State Comptroller Peter Franchot plans to post an online petition on his agency's web site Thursday to help Baltimore County parents put pressure on the county school administration to take action to put air-conditioning into schools that now offer no relief to sweltering students.

Franchot vowed to post the "Cool Schools" petition after hearing a presentation Wednesday  from the school administration on school construction priorities during the annual Board of Public Works ritual that Gov. Martin O'Malley calls the "Hope-a-Thon" but that virtually everyone else knows as the "Beg-a-Thon." During that marathon meeting representatives from each county's schools come to Annapolis to present its plans to the board, hoping (or begging) for an edge when the board makes the final cut in its distribution of school construction funds.
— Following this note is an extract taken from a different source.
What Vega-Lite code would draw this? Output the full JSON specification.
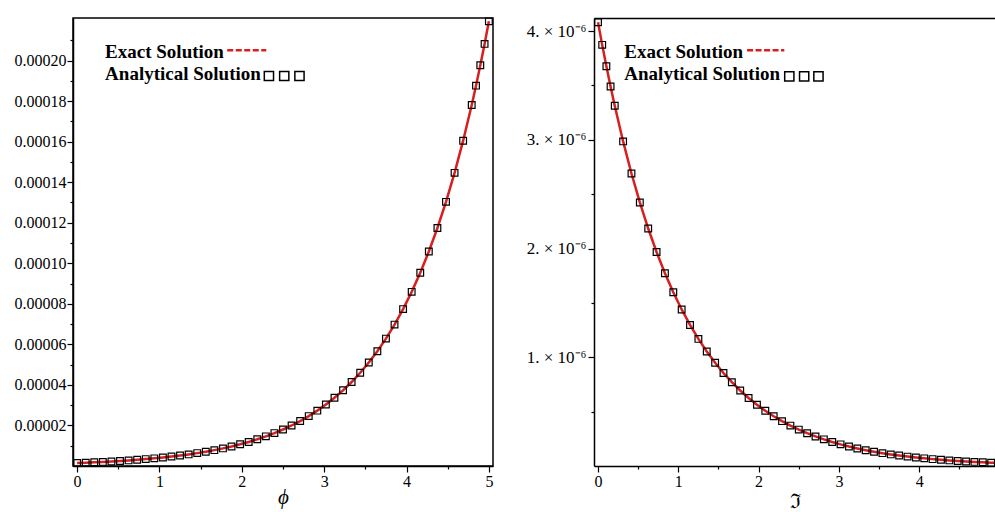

The comptroller raised the issue of a lack of air conditioning in county schools at a previous board meeting in October, pointing out that the county had the second lowest rate of air conditioning in public schools after Garrett County -- where there's a high degree of natural air-conditioning.

After Wednesday's meeting, Franchot said he was dissatisfied with the answers he received from school administrators, including Superintendent Joe A. Hairston.


"The response today by the Baltimore County bureaucracy was the worst example of government arrogance and callous, irrational behavior I've ever seen in politics," Franchot said.

Franchot pointed to a letter from parents of children at Middleborough Elementary School in December offering to pay for 25 window air-conditioning to provide relief in the absence of a full upgrade if the county would pay for installation. In a return letter, the county schools turned the offer down , saying it would be counterproductive to use window units instead of central air conditioning. The letter from Michael G. Sine, executive director of the Department of Physical Facilities, suggested the parents put in a request for the following year. Alternatively, he suggested the parents and community could come up with the $1.6 million it would take to install central air conditioning.

One could make a case that Franchot, a prospective candidate for the Democratic nomination for governor in 2014, is playing politics with the issue. But one could also make a strong argument that it's pretty effective base-broadening politics for a former Montgomery County delegate to take an interest in Baltimore County kids and teachers.

"The politics are kids drenched in sweat every day falling asleep because of the heat," Franchot said. "Every politician in Baltimore County has air-conditioned offices. So does every administrator."